Scottish physician and classicist. Gregory was the son of the esteemed physician Dr John Gregory (1724-1773) and his wife Elizabeth Forbes (d. 1761). He was married two times, firstly to Mary Ross (d. 1784) and secondly (in 1796) to Isabella Macleod (1772-1847), with whom he had eleven children.
He was educated at Aberdeen Grammar School, before going on to study at the universities of Aberdeen, Edinburgh, Oxford and Leyden. In 1776 he was appointed to the chair formerly held by his father at Edinburgh University, and he also began teaching clinical medicine at the Edinburgh Royal Infirmary. In 1790 he succeeded Dr William Cullen as Head of the Edinburgh University School of Medicine. His reputation was so great, that in 1799 he was appointed First Physician to the King in Scotland to King George III. This commission was renewed by King George IV in 1820.
Gregory was president of the Royal College of Physicians of Edinburgh from 1798 to 1801, but his publishing certain private proceedings of the college led to the suspension of his fellowship on May 13, 1809.

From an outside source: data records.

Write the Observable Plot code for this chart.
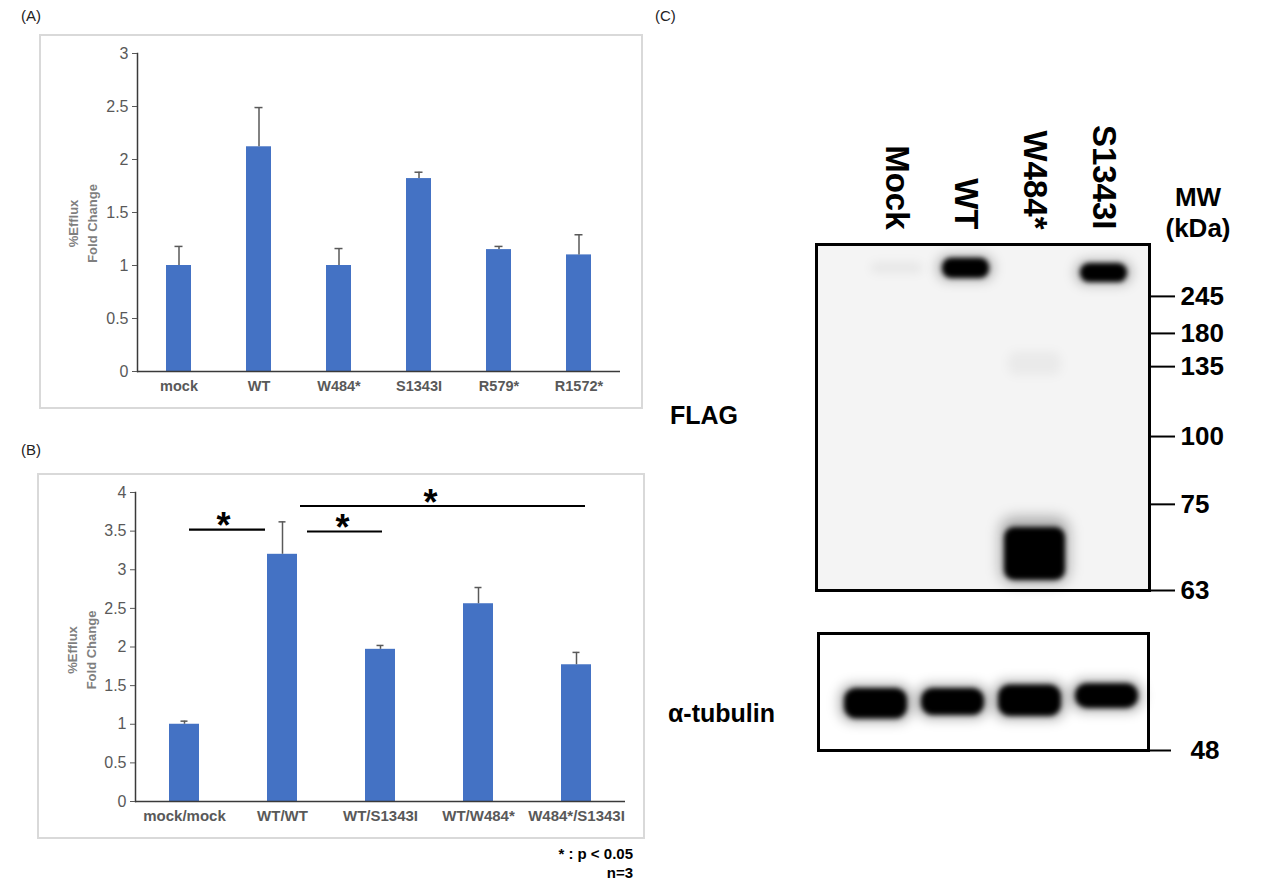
<!DOCTYPE html>
<html>
<head>
<meta charset="utf-8">
<script src="https://cdn.jsdelivr.net/npm/d3@7"></script>
<script src="https://cdn.jsdelivr.net/npm/@observablehq/plot@0.6"></script>
<style>
  body { margin: 0; background: #fff; font-family: "Liberation Sans", Arial, Helvetica, sans-serif; }
  #page { position: relative; width: 1287px; height: 886px; overflow: hidden; background: #fff; }
  .abs { position: absolute; }
  .box { position: absolute; border: 2px solid #d9d9d9; box-sizing: border-box; }
  .lbl { position: absolute; white-space: nowrap; line-height: 1; }
</style>
</head>
<body>
<div id="page">
  <div class="box" style="left:39px;top:34px;width:604px;height:375px"></div>
  <div class="box" style="left:37px;top:473px;width:608px;height:366px"></div>
  <div id="plotA" class="abs" style="left:40px;top:35px"></div>
  <div id="plotB" class="abs" style="left:39px;top:475px"></div>
  <div id="flag" class="abs" style="left:760px;top:100px"></div>
  <div id="tub" class="abs" style="left:760px;top:620px"></div>
</div>
<script>
// ---------- Data ----------
// Panel A
const mutantsA = ["mock", "WT", "W484*", "S1343I", "R579*", "R1572*"];
const effluxA  = [1.00, 2.12, 1.00, 1.82, 1.15, 1.10];
const errA     = [0.18, 0.37, 0.16, 0.06, 0.03, 0.19];
const yTicksA  = [0, 0.5, 1, 1.5, 2, 2.5, 3];

// Panel B
const pairsB  = ["mock/mock", "WT/WT", "WT/S1343I", "WT/W484*", "W484*/S1343I"];
const effluxB = [1.00, 3.20, 1.97, 2.56, 1.77];
const errB    = [0.04, 0.42, 0.05, 0.21, 0.16];
const yTicksB = [0, 0.5, 1, 1.5, 2, 2.5, 3, 3.5, 4];
const sigFrom  = ["mock/mock", "WT/WT", "WT/WT"];
const sigTo    = ["WT/WT", "WT/S1343I", "W484*/S1343I"];
const sigLevel = [3.52, 3.495, 3.825];

// Panel C (western blot): lanes, marker ladder (relative migration), bands
const lanes = ["Mock", "WT", "W484*", "S1343I"];
const markerKDa = [245, 180, 135, 100, 75, 63];
const markerRf  = [0.150, 0.257, 0.353, 0.555, 0.751, 1.0];
const flagLane    = ["WT", "S1343I", "W484*", "Mock", "W484*"];
const flagTop     = [0.040, 0.055, 0.818, 0.052, 0.310];
const flagBottom  = [0.098, 0.110, 0.971, 0.085, 0.380];
const flagDensity = [1, 1, 1, 0.05, 0.04];
const tubTop    = [0.47, 0.47, 0.44, 0.43];
const tubBottom = [0.73, 0.70, 0.71, 0.64];
const tubMarkerKDa = [48];
const tubMarkerRf  = [1.0];

// ---------- Styles ----------
const FONT = "'Liberation Sans', Arial, Helvetica, sans-serif";
const BAR = "#4472C4";
const AX = "#595959";
const yTitle = "%Efflux\nFold Change";

function effluxPanel({cats, vals, errs, yMax, yTicks, w, h, mL, mR, mT, mB, pad, capInset, titleDx, titleDy, xFont, extra = []}) {
  const rows = cats.map((c, i) => ({c, v: vals[i], top: vals[i] + errs[i]}));
  return Plot.plot({
    width: w, height: h, marginLeft: mL, marginRight: mR, marginTop: mT, marginBottom: mB,
    style: {fontFamily: FONT, background: "transparent", overflow: "visible"},
    x: {domain: cats, paddingInner: pad, paddingOuter: pad / 2, label: null},
    y: {domain: [0, yMax], label: null},
    marks: [
      Plot.barY(rows, {x: "c", y: "v", fill: BAR}),
      Plot.ruleX(rows, {x: "c", y1: "v", y2: "top", stroke: AX, strokeWidth: 1.5}),
      Plot.tickY(rows, {x: "c", y: "top", stroke: AX, strokeWidth: 1.5, insetLeft: capInset, insetRight: capInset}),
      Plot.ruleY([0], {stroke: "#3a3a3a", strokeWidth: 1.5}),
      Plot.frame({anchor: "left", stroke: "#3a3a3a", strokeWidth: 1.5}),
      Plot.axisY({ticks: yTicks, tickFormat: d => String(d), tickSize: 5, tickPadding: 4, fontSize: 16, color: AX, label: null}),
      Plot.axisX({tickSize: 0, tickPadding: 9, fontSize: xFont, fontWeight: "bold", color: AX, label: null}),
      Plot.text([yTitle], {frameAnchor: "left", textAnchor: "middle", lineAnchor: "middle", rotate: -90, dx: titleDx, dy: titleDy, lineHeight: 1.5, fontSize: 13, fontWeight: "bold", fill: "#7f7f7f"}),
      ...extra
    ]
  });
}

// Panel A
document.getElementById("plotA").appendChild(effluxPanel({
  cats: mutantsA, vals: effluxA, errs: errA, yMax: 3, yTicks: yTicksA,
  w: 602, h: 373, mL: 97, mR: 22, mT: 18, mB: 37, pad: 0.69, capInset: 8.5,
  titleDx: -56, titleDy: 11, xFont: 14.5
}));

// Panel B with significance brackets
const sigRows = sigFrom.map((a, i) => ({a, b: sigTo[i], y: sigLevel[i]}));
const sigTrim = [[20, 32], [40, 13], [33, 6]];
const starShift = [39, 60, 148];
const sigMarks = [
  ...sigRows.map((d, i) => Plot.ruleY([d], {x1: "a", x2: "b", y: "y", stroke: "#000", strokeWidth: 2.2, insetLeft: sigTrim[i][0], insetRight: sigTrim[i][1]})),
  ...sigRows.map((d, i) => Plot.text([d], {x: "a", y: "y", text: () => "*", dx: starShift[i], dy: -3, fontSize: 36, fontWeight: "bold", fill: "#000"}))
];
document.getElementById("plotB").appendChild(effluxPanel({
  cats: pairsB, vals: effluxB, errs: errB, yMax: 4, yTicks: yTicksB,
  w: 604, h: 362, mL: 96, mR: 18, mT: 17, mB: 36, pad: 0.694, capInset: 11.5,
  titleDx: -55, titleDy: 3, xFont: 15, extra: sigMarks
}));

// Panel C: FLAG blot
const flagRows = flagLane.map((lane, i) => ({lane, top: flagTop[i], bottom: flagBottom[i], d: flagDensity[i]}));
const strong = flagRows.filter(r => r.d > 0.5);
const highMW = strong.filter(r => r.top < 0.5);
const lowMW = strong.filter(r => r.top >= 0.5);
const faint = flagRows.filter(r => r.d <= 0.5);
const kdaByRf = new Map(markerRf.map((r, i) => [r, markerKDa[i]]));

const flagPlot = Plot.plot({
  width: 527, height: 512, marginLeft: 56, marginRight: 138, marginTop: 144, marginBottom: 22,
  style: {fontFamily: FONT, background: "transparent", overflow: "visible"},
  x: {domain: lanes, paddingInner: 0, paddingOuter: 0.396, align: 0.8, axis: null},
  y: {domain: [0, 1], reverse: true},
  opacity: {type: "identity"},
  marks: [
    Plot.frame({fill: "#f4f4f4", stroke: null}),
    Plot.barY(faint, {x: "lane", y1: "top", y2: "bottom", fill: "#000", fillOpacity: "d", insetLeft: 8, insetRight: 8, rx: 8, imageFilter: "blur(5px)", ariaLabel: "faint"}),
    Plot.barY(highMW, {x: "lane", y1: "top", y2: "bottom", fill: "#000", fillOpacity: 0.25, insetLeft: 6, insetRight: 6, insetTop: -3, insetBottom: -3, rx: 12, imageFilter: "blur(6px)", ariaLabel: "halo"}),
    Plot.barY(lowMW, {x: "lane", y1: "top", y2: "bottom", fill: "#000", fillOpacity: 0.3, insetLeft: 0, insetRight: 0, insetTop: -10, insetBottom: -4, rx: 14, imageFilter: "blur(7px)", ariaLabel: "halo"}),
    Plot.barY(highMW, {x: "lane", y1: "top", y2: "bottom", fill: "#000", insetLeft: 11, insetRight: 11, rx: 9, imageFilter: "blur(2.5px)", ariaLabel: "band"}),
    Plot.barY(lowMW, {x: "lane", y1: "top", y2: "bottom", fill: "#000", insetLeft: 4, insetRight: 4, rx: 10, imageFilter: "blur(2.5px)", ariaLabel: "band"}),
    Plot.frame({stroke: "#000", strokeWidth: 3}),
    Plot.axisY({anchor: "right", ticks: markerRf, tickFormat: d => kdaByRf.get(d), tickSize: 25, tickPadding: 6, fontSize: 26, fontWeight: "bold", strokeWidth: 2, color: "#000", label: null}),
    Plot.text(lanes, {x: d => d, text: d => d, frameAnchor: "top", rotate: 90, textAnchor: "end", lineAnchor: "middle", dy: -15, fontSize: 33, fontWeight: "bold", fill: "#000"})
  ]
});
document.getElementById("flag").appendChild(flagPlot);

// Panel C: alpha-tubulin blot
const tubRows = lanes.map((lane, i) => ({lane, top: tubTop[i], bottom: tubBottom[i]}));
const tubKdaByRf = new Map(tubMarkerRf.map((r, i) => [r, tubMarkerKDa[i]]));
const tubPlot = Plot.plot({
  width: 527, height: 150, marginLeft: 58, marginRight: 139, marginTop: 13, marginBottom: 20,
  style: {fontFamily: FONT, background: "transparent", overflow: "visible"},
  x: {domain: lanes, paddingInner: 0, paddingOuter: 0.129, align: 0.85, axis: null},
  y: {domain: [0, 1], reverse: true},
  marks: [
    Plot.barY(tubRows, {x: "lane", y1: "top", y2: "bottom", fill: "#000", fillOpacity: 0.3, insetLeft: 2, insetRight: 2, insetTop: -4, insetBottom: -4, rx: 14, imageFilter: "blur(6px)", ariaLabel: "halo"}),
    Plot.barY(tubRows, {x: "lane", y1: "top", y2: "bottom", fill: "#000", insetLeft: 7, insetRight: 7, rx: 12, imageFilter: "blur(2.5px)", ariaLabel: "band"}),
    Plot.frame({stroke: "#000", strokeWidth: 3}),
    Plot.axisY({anchor: "right", ticks: tubMarkerRf, tickFormat: d => tubKdaByRf.get(d), tickSize: 22, tickPadding: 20, fontSize: 26, fontWeight: "bold", strokeWidth: 2, color: "#000", label: null})
  ]
});
document.getElementById("tub").appendChild(tubPlot);

// fallback: make sure the blot bands are blurred even if imageFilter is unsupported
const blurByLabel = {band: "blur(2.5px)", halo: "blur(6px)", faint: "blur(5px)"};
for (const svg of [flagPlot, tubPlot]) {
  svg.querySelectorAll("g").forEach(g => {
    const key = g.getAttribute("aria-label");
    if (key in blurByLabel) g.style.filter = blurByLabel[key];
  });
}

// ---------- Text labels ----------
const page = document.getElementById("page");
function label(text, x, y, size, weight, anchor = "start", color = "#000") {
  const d = document.createElement("div");
  d.className = "lbl";
  d.textContent = text;
  d.style.left = x + "px";
  d.style.top = y + "px";
  d.style.fontSize = size + "px";
  d.style.fontWeight = weight;
  d.style.color = color;
  const tx = anchor === "middle" ? "-50%" : anchor === "end" ? "-100%" : "0";
  d.style.transform = `translate(${tx},-50%)`;
  page.appendChild(d);
}
label("(A)", 21, 15, 15, "normal", "start", "#222");
label("(B)", 21, 449, 15, "normal", "start", "#222");
label("(C)", 655, 15, 15, "normal", "start", "#222");
label("FLAG", 670, 415, 25, "bold");
label("α-tubulin", 668, 713, 25, "bold");
label("MW", 1198, 197, 26, "bold", "middle");
label("(kDa)", 1198, 228, 26, "bold", "middle");
label("* : p < 0.05", 633, 853, 15, "bold", "end");
label("n=3", 633, 872, 15, "bold", "end");
</script>
</body>
</html>
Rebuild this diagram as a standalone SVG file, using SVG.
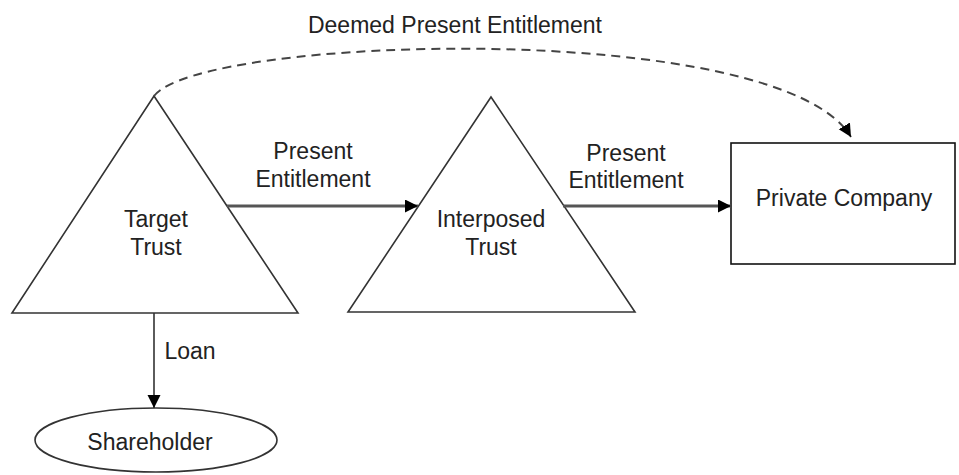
<svg xmlns="http://www.w3.org/2000/svg" width="959" height="475" viewBox="0 0 959 475">
  <style>
    .shape { fill: #ffffff; stroke: #333333; stroke-width: 1.6; }
    .rect { fill: #ffffff; stroke: #111111; stroke-width: 1.6; }
    .conn { fill: none; stroke: #555555; stroke-width: 3; }
    .thin { fill: none; stroke: #333333; stroke-width: 1.6; }
    .dash { fill: none; stroke: #444444; stroke-width: 2; stroke-dasharray: 9 6; }
    text { font-family: "Liberation Sans", Arial, sans-serif; font-size: 23px; fill: #222222; text-anchor: middle; }
  </style>
  <defs>
    <marker id="arrow" markerUnits="userSpaceOnUse" markerWidth="14" markerHeight="14" refX="13" refY="6.5" orient="auto">
      <path d="M0,0 L13,6.5 L0,13 Z" fill="#000000"/>
    </marker>
  </defs>

  <g id="target-trust">
    <polygon class="shape" points="154,96 298,313 12,313"/>
    <text x="156" y="227">Target</text>
    <text x="156" y="255">Trust</text>
  </g>

  <g id="interposed-trust">
    <polygon class="shape" points="491,97 635,312 348,312"/>
    <text x="491" y="227">Interposed</text>
    <text x="491" y="255">Trust</text>
  </g>

  <g id="private-company">
    <rect class="rect" x="731" y="143" width="224" height="121"/>
    <text x="844" y="206">Private Company</text>
  </g>

  <g id="shareholder">
    <ellipse class="shape" cx="156" cy="440" rx="121" ry="32"/>
    <text x="150" y="450">Shareholder</text>
  </g>

  <g id="connectors">
    <path class="conn" d="M227,206 L418,206" marker-end="url(#arrow)"/>
    <path class="conn" d="M563,206 L731,206" marker-end="url(#arrow)"/>
    <path class="thin" d="M154,313 L154,408" marker-end="url(#arrow)"/>
    <path class="dash" d="M154,96 C200,35 780,18 851,137" marker-end="url(#arrow)"/>
  </g>

  <g id="labels">
    <text x="455" y="33">Deemed Present Entitlement</text>
    <text x="313" y="159">Present</text>
    <text x="313" y="187">Entitlement</text>
    <text x="626" y="161">Present</text>
    <text x="626" y="188">Entitlement</text>
    <text x="190" y="359">Loan</text>
  </g>
</svg>
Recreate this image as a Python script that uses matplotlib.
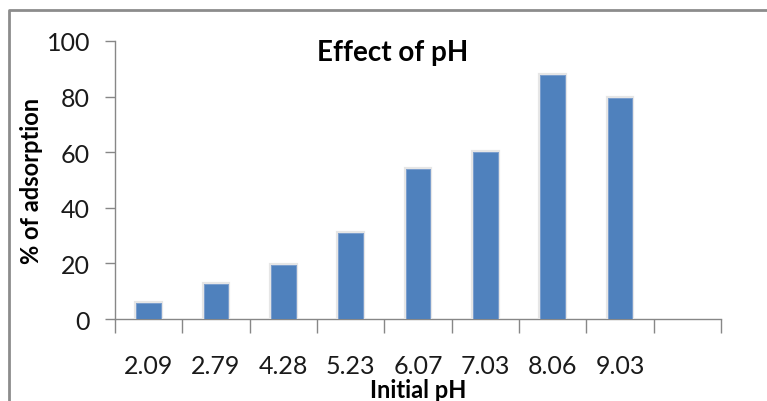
import matplotlib.pyplot as plt
import matplotlib.patheffects as pe
from matplotlib.lines import Line2D

categories = ["2.09", "2.79", "4.28", "5.23", "6.07", "7.03", "8.06", "9.03", ""]
adsorption = [5.6, 12.5, 19.4, 30.9, 54.0, 60.0, 87.7, 79.4]

plt.rcParams['font.family'] = ['Lato', 'DejaVu Sans']

fig = plt.figure(figsize=(7.67, 4.02), dpi=100)
W, H = 767, 402
ax = fig.add_axes([115 / W, 1 - 320 / H, (721 - 115) / W, (320 - 42) / H])

# chart border (top and left edges show)
fig.add_artist(Line2D([9 / W, 9 / W, 1.0], [0.0, 1 - 11 / H, 1 - 11 / H],
                      transform=fig.transFigure, color="#8c8c8c", lw=2))

shadow = [pe.withStroke(linewidth=3, foreground="#e6e6e6"), pe.Normal()]
bars = ax.bar(range(len(adsorption)), adsorption, width=0.37, color="#4F81BD",
              edgecolor="#7fa1cf", linewidth=0.6, zorder=3)
for b in bars:
    b.set_path_effects(shadow)

ax.set_xlim(-0.5, len(categories) - 0.5)
ax.set_ylim(0, 100)
ax.set_yticks(range(0, 101, 20))
ax.set_xticks([i - 0.5 for i in range(len(categories) + 1)])
ax.set_xticklabels([])
ax.set_xticks(list(range(len(categories))), labels=categories, minor=True)
ax.tick_params(axis="x", which="major", direction="out", length=10, width=1, color="#878787")
ax.tick_params(axis="x", which="minor", length=0, pad=25, labelsize=18, labelcolor="#1a1a1a")
ax.tick_params(axis="y", direction="out", length=7, width=1, color="#878787",
               labelsize=18, labelcolor="#1a1a1a", pad=11)

for s in ["top", "right"]:
    ax.spines[s].set_visible(False)
for s in ["left", "bottom"]:
    ax.spines[s].set_color("#878787")
    ax.spines[s].set_linewidth(1)

fig.text(393 / W, 1 - 53 / H, "Effect of pH", ha="center", va="center",
         fontsize=20, fontweight="bold")
ax.set_ylabel("% of adsorption", fontsize=17, fontweight="bold")
ax.yaxis.set_label_coords((43 - 115) / 606, 0.5)
fig.text(418 / W, 1 - 391 / H, "Initial pH", ha="center", va="center",
         fontsize=17, fontweight="bold")

fig.savefig("out.png", dpi=100)
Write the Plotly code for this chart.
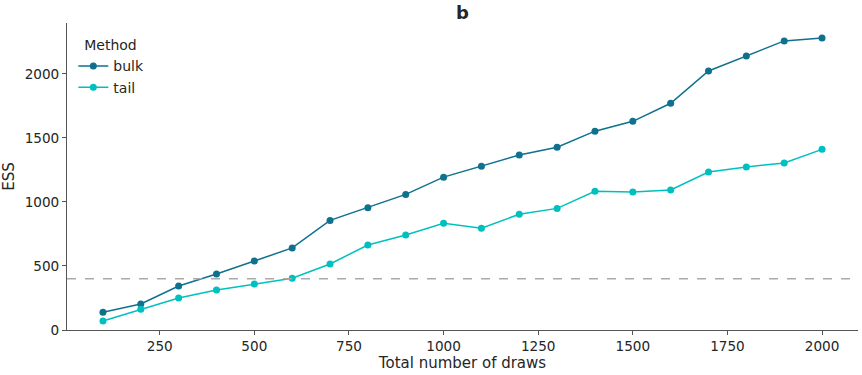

In 1820, Gregory had a riding accident, sustaining fractured ribs and hydrothorax. He never fully recovered, dying the next year. He lies buried, together with his wife and most of his children, next to the philosopher Adam Smith in Edinburgh's Canongate Kirkyard. For several decades after his death, he was known as the creator of "Gregory's Powder", an antacid, stomachic and cathartic which was composed of powdered rhubarb, ginger and magnesium oxide. The mixture was frequently used for stomach complaints until World War I.